LISTED RECORDS:
───
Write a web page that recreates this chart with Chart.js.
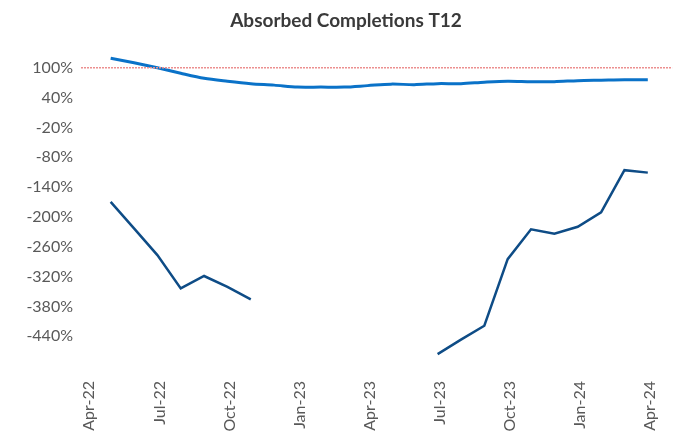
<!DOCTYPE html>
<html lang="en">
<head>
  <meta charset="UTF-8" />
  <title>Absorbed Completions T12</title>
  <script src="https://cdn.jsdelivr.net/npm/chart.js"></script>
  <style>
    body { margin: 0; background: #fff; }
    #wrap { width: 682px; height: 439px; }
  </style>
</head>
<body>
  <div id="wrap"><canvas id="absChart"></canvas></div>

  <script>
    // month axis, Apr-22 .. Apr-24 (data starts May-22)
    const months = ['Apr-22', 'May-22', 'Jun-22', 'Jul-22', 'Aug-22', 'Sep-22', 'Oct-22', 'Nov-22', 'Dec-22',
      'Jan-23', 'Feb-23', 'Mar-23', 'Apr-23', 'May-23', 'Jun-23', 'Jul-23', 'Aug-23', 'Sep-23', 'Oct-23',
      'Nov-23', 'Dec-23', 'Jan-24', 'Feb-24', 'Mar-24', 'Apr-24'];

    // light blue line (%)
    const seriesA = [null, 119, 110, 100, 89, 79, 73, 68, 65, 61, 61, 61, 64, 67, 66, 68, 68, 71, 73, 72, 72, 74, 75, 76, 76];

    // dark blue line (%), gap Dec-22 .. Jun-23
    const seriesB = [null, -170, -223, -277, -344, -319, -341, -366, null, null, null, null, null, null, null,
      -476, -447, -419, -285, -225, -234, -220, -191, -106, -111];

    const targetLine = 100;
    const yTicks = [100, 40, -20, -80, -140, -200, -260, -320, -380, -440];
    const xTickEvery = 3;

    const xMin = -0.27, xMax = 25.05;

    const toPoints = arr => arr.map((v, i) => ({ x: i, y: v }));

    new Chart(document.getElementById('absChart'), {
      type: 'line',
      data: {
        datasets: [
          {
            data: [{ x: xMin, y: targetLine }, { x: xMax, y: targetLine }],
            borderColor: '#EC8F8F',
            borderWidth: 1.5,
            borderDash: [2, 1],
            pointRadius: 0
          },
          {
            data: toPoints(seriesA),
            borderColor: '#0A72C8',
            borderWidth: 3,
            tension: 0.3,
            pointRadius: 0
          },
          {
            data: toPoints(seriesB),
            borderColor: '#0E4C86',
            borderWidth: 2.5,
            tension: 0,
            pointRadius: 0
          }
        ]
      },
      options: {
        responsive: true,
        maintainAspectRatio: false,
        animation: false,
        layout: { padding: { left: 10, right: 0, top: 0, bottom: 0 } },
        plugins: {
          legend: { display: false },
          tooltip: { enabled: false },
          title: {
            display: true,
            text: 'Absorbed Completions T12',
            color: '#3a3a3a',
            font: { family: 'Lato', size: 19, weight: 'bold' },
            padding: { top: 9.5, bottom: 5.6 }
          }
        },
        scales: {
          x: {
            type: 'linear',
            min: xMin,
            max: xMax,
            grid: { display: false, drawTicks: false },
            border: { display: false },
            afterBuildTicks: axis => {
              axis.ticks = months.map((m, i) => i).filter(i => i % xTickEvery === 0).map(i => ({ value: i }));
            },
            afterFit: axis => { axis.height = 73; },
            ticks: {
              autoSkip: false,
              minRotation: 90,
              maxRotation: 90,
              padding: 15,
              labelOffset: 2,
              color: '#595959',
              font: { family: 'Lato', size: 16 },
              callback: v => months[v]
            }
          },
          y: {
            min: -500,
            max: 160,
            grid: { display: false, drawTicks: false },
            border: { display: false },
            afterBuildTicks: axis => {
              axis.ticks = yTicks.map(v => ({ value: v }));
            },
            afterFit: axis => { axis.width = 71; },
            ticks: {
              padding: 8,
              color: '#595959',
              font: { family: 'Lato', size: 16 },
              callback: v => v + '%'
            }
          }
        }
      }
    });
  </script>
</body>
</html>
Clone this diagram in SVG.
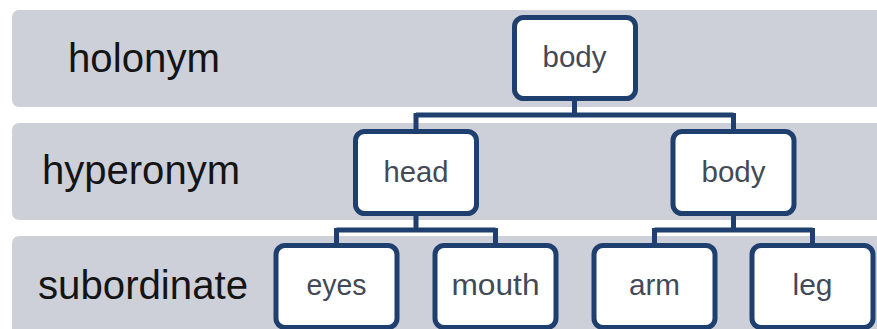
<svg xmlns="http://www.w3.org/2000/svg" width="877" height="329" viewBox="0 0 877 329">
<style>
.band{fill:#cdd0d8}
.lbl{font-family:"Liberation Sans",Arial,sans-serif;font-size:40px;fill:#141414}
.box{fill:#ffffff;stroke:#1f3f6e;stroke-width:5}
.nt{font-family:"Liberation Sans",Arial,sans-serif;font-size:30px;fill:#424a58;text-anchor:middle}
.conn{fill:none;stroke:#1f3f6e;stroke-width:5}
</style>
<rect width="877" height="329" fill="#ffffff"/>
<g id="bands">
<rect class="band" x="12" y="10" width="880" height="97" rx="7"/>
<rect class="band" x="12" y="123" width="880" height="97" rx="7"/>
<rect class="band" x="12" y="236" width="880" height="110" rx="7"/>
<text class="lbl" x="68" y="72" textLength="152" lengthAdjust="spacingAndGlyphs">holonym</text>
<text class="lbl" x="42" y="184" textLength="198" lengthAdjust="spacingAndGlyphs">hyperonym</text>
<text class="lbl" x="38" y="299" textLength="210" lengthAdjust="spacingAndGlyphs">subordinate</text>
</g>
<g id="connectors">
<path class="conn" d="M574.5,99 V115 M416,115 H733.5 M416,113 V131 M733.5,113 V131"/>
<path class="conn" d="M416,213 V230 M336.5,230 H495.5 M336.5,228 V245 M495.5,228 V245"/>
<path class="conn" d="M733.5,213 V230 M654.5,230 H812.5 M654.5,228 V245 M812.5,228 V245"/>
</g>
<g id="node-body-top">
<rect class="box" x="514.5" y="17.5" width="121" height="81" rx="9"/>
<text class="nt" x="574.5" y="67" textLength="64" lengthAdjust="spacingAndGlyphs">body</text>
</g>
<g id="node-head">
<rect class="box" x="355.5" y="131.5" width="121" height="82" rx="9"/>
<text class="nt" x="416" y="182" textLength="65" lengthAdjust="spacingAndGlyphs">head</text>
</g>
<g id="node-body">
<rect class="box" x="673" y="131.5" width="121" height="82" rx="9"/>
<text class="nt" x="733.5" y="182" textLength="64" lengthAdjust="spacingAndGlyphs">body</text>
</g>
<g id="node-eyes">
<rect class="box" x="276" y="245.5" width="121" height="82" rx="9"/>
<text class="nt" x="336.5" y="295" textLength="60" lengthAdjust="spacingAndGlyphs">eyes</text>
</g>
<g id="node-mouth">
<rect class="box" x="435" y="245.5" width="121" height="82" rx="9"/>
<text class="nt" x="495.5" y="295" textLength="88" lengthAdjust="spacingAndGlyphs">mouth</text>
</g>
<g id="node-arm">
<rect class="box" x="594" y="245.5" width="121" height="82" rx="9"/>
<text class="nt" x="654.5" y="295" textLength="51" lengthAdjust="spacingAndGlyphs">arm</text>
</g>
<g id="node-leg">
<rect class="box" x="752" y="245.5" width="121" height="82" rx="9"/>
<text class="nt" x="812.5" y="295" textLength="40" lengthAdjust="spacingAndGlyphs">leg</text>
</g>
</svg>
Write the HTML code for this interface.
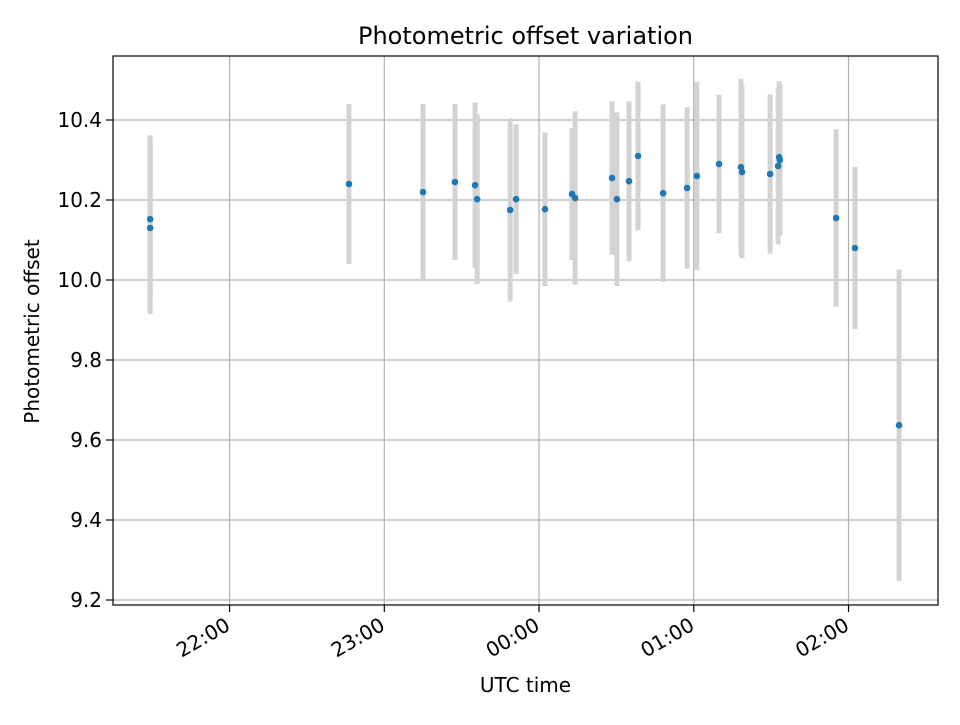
───
WHAT YOU HAVE TO DO: Extract every line that has the string "Write" in it.

RESULT BELOW:
Write a web page that recreates this chart with Chart.js.
Write the HTML code for this interface.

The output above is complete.